### MATERIAL PROVIDED
- - - - - - -

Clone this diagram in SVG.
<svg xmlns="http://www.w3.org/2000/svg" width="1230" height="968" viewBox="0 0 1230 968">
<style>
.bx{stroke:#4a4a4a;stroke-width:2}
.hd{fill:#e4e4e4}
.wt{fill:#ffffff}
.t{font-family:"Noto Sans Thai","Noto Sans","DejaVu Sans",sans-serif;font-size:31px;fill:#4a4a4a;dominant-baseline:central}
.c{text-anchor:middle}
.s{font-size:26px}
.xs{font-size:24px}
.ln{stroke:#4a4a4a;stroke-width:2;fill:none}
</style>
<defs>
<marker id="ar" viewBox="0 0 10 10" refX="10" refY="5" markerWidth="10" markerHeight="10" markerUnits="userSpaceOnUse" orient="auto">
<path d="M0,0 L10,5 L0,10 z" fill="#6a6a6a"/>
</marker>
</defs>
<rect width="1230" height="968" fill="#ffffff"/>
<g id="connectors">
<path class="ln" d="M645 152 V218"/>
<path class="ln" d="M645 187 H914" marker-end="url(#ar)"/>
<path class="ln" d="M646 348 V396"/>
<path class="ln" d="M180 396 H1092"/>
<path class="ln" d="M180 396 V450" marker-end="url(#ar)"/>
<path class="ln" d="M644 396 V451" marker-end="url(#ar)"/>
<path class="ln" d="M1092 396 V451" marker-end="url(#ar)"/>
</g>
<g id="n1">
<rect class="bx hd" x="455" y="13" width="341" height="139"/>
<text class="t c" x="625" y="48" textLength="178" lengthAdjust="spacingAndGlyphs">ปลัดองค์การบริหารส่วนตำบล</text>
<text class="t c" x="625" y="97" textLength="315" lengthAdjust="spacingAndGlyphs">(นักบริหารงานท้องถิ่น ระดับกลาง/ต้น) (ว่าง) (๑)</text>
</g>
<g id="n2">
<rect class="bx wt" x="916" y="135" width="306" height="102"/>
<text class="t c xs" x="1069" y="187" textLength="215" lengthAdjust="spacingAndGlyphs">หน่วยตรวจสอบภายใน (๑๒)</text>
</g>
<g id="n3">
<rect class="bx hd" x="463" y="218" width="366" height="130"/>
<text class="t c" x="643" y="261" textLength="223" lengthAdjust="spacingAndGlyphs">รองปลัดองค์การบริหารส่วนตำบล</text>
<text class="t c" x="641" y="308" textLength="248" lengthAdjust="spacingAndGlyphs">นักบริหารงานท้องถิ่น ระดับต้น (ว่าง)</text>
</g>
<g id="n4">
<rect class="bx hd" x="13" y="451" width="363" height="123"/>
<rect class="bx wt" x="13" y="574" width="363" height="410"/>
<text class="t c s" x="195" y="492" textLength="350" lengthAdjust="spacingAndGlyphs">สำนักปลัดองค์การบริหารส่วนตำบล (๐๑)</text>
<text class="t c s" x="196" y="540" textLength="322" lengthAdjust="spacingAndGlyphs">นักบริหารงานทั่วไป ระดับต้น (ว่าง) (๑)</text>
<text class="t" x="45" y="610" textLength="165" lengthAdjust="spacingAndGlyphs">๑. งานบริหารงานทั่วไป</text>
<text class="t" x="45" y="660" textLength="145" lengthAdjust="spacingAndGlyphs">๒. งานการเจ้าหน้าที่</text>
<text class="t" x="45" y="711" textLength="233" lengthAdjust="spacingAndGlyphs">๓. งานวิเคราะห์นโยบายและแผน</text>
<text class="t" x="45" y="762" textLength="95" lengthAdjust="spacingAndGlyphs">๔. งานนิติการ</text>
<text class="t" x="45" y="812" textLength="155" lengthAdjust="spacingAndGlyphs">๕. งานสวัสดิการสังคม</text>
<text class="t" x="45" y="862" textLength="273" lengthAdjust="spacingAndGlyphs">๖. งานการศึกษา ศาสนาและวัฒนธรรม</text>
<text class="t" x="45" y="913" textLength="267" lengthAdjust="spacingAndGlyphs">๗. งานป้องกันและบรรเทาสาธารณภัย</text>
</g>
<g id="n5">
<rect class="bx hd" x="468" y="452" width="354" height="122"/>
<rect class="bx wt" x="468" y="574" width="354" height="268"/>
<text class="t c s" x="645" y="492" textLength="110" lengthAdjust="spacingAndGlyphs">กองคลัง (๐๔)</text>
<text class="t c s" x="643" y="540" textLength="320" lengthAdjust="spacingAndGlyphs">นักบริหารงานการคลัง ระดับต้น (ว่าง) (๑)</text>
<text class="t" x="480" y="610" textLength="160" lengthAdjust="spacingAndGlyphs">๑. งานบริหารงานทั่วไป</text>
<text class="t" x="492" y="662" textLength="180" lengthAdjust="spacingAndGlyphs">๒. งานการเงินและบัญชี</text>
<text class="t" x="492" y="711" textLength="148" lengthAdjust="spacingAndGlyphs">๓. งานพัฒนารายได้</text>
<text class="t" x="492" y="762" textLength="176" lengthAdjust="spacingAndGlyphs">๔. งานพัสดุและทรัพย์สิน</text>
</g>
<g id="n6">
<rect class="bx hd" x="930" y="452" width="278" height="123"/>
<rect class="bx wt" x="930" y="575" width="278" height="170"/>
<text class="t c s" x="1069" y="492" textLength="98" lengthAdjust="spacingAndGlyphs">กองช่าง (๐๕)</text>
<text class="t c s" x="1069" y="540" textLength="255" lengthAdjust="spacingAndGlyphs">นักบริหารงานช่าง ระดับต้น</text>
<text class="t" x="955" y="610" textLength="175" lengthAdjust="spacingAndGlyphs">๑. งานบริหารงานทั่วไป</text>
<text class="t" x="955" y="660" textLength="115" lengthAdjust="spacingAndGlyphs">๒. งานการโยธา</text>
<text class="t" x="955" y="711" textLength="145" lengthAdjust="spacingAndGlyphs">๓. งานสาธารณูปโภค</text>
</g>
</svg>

- - - - - - -

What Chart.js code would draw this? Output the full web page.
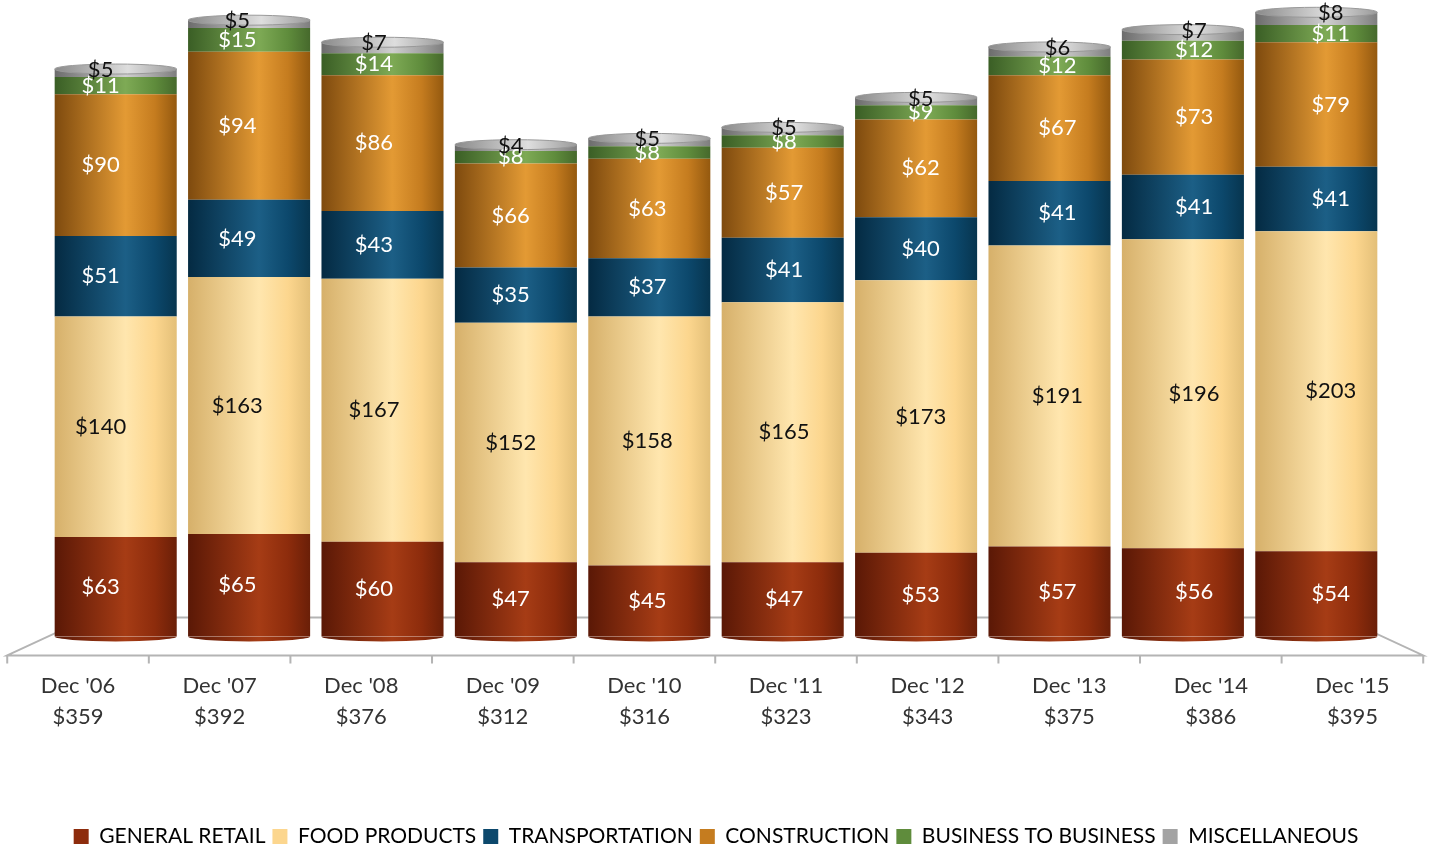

- - - - - - -

### TASK PROMPT
Which lines contain "this"? Copy each of them.

### THE RESPONSE
Clone this diagram in SVG.
What Chart.js code would draw this? Output the full web page.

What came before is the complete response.